╭──

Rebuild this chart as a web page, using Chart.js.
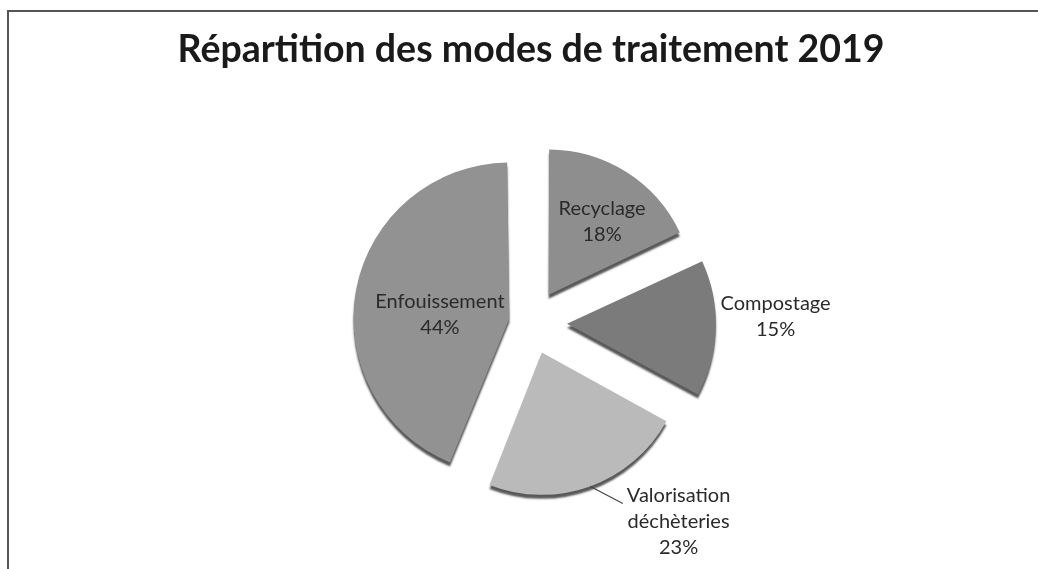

╰──
╭──

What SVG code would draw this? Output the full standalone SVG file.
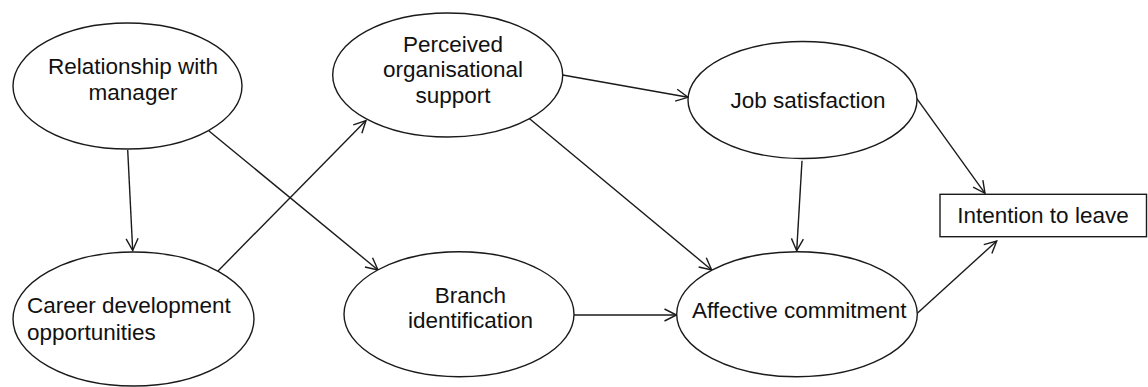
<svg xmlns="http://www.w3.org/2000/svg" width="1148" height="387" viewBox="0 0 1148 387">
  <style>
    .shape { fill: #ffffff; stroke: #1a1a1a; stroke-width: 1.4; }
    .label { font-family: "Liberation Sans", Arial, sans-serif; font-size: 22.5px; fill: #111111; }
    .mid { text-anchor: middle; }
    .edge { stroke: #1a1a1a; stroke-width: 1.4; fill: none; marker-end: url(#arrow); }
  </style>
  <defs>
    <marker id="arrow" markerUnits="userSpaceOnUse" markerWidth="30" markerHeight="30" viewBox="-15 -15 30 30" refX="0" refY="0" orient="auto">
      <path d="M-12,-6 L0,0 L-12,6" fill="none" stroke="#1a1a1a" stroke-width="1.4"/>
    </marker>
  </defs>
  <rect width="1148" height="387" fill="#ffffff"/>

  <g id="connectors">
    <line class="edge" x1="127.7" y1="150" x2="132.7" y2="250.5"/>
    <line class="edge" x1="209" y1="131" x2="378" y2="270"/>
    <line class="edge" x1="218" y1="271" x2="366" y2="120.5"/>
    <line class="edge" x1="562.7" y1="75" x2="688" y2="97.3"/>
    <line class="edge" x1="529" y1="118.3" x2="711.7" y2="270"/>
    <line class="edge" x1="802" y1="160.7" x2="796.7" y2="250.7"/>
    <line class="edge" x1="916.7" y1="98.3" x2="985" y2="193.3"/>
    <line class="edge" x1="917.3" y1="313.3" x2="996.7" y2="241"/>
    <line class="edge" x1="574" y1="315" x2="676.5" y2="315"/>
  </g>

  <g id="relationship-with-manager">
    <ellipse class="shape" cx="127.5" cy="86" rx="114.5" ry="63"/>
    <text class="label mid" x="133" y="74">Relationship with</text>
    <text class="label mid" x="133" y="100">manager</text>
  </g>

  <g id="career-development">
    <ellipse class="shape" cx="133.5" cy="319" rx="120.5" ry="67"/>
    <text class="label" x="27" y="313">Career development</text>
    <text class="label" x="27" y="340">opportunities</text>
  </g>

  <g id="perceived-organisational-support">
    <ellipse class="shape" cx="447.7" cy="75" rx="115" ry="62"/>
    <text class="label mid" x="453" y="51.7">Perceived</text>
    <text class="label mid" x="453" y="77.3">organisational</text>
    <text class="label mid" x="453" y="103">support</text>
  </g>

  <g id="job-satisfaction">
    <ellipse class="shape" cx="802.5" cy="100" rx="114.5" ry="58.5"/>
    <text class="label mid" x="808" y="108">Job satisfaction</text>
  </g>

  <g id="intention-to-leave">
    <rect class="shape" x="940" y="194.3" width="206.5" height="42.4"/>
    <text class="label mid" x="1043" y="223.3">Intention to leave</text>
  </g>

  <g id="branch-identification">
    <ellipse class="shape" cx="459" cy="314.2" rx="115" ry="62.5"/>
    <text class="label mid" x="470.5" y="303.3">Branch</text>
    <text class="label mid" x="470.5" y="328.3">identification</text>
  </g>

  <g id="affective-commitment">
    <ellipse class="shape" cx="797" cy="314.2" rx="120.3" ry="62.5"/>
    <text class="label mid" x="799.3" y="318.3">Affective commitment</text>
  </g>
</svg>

╰──

■ **WRITTEN TASK**
Pick out and copy every line that contains the word "this".

■ **CORRECT ANSWER**
Rebuild this chart as a web page, using Chart.js.
What SVG code would draw this? Output the full standalone SVG file.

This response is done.